I think the reason people get confused on this score is that you don't usually bring food to people's houses in the city. But a different ethos prevails in cottage country – though I should say people I talked to were not unanimous on this score. Some said, "Nah, don't worry about it." But really, how could it hurt?

2. Try not to add to your host's workload. I know. For someone who claims to be writing a "slacker's guide" to cottaging, I'm talking a lot about work. But here's where I maybe ease up and say: You don't have to be puttering and doing chores all the time. Mostly it's enough if you and your family (if you have one in tow) just avoid adding to your host's workload by making a mess, leaving wet bathing suits strewn around and so on. As long as you do a few things – making a great show of them, of course – you're good.

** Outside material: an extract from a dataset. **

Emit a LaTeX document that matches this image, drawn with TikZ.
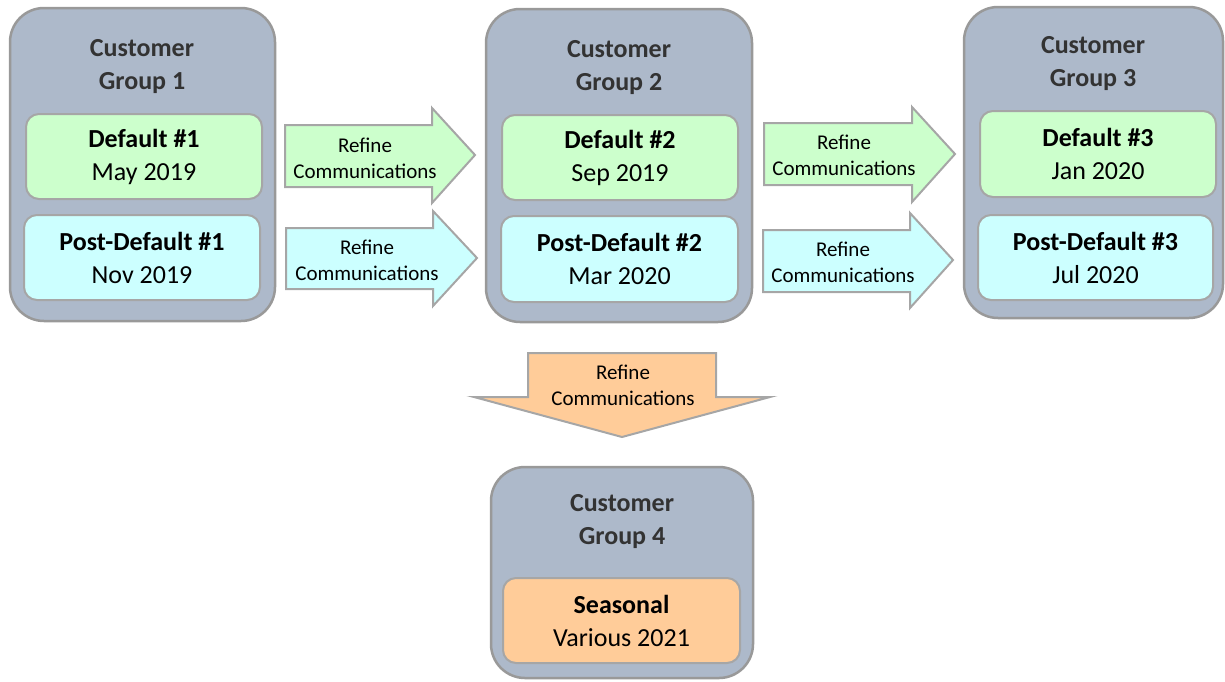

I would say angle to make at least one meal for the whole gang every two days you're there. That's the gold standard and you may get turned down, but at least offer.

Oh, yeah: Do a lot of offering. See, offering's easy. You don't even have to get out of your chair or put down your drink to offer. I have a friend who has an uncanny knack for offering just as the boring chore is milliseconds from completion. Don't be him: It's become transparent over the years he does it on purpose. Make your offer sincere. You'll probably get turned down most of the time, but if you see the host working, offer to pitch in. You'll get hell's own brownie points without even stirring from your chair.

And look at it this way: All that gum-flapping and lip-movement as you loaf around in your Adirondack chair will make you extra-parched and your drink will be more refreshing.

3. Try to fit in with the "vibe." This one's a little murkier, but as an accomplished cottage-surfer (though I have to say those invites really dried up after we had our third kid), I have been to all kinds of cottages. And they really do vary – in terms of rusticity (and P.S., I hope it goes without saying that it's obviously in poor form to blurt out comments about the rusticity of the cottage, or to complain about it in any way) and tone, and I guess basically the hosts' definition of the verb "to cottage."

Some people like to fish, some like to golf, some like to water ski, some like to point out the constellations, some like to skinny dip, some like to go on hikes, some (my personal favourite) just like to sit and chat in a desultory fashion with thrillers and/or magazines in our laps. If your host is a "do stuff" type – e.g., "Hey, let's pack a picnic and hike up to Poison Ivy Point" – certainly go along.

But he/she should also understand if you also need a little down time/"me time" and just want to chillax in the hammock for a spell.

After all, that's what it's all about: an escape from all the frantic busyness and hurly-burly we seem to impose upon ourselves (we're the White Rabbit now, all of us: late, late, late for a very important date), a chance for a little down time, a little me time, to wind down a bit, ideally hear the plaintive cry of the loon at night while gazing at the stars, refresh/recharge your batteries for that inevitable, all-too-soon moment when you have to gather your forces and charge back into life's battle once again.

Editor's note: An earlier version of this story incorrectly stated that the Mad Hatter was the one who said he was late, late for a very important date. In fact, it was the White Rabbit. This version has been corrected.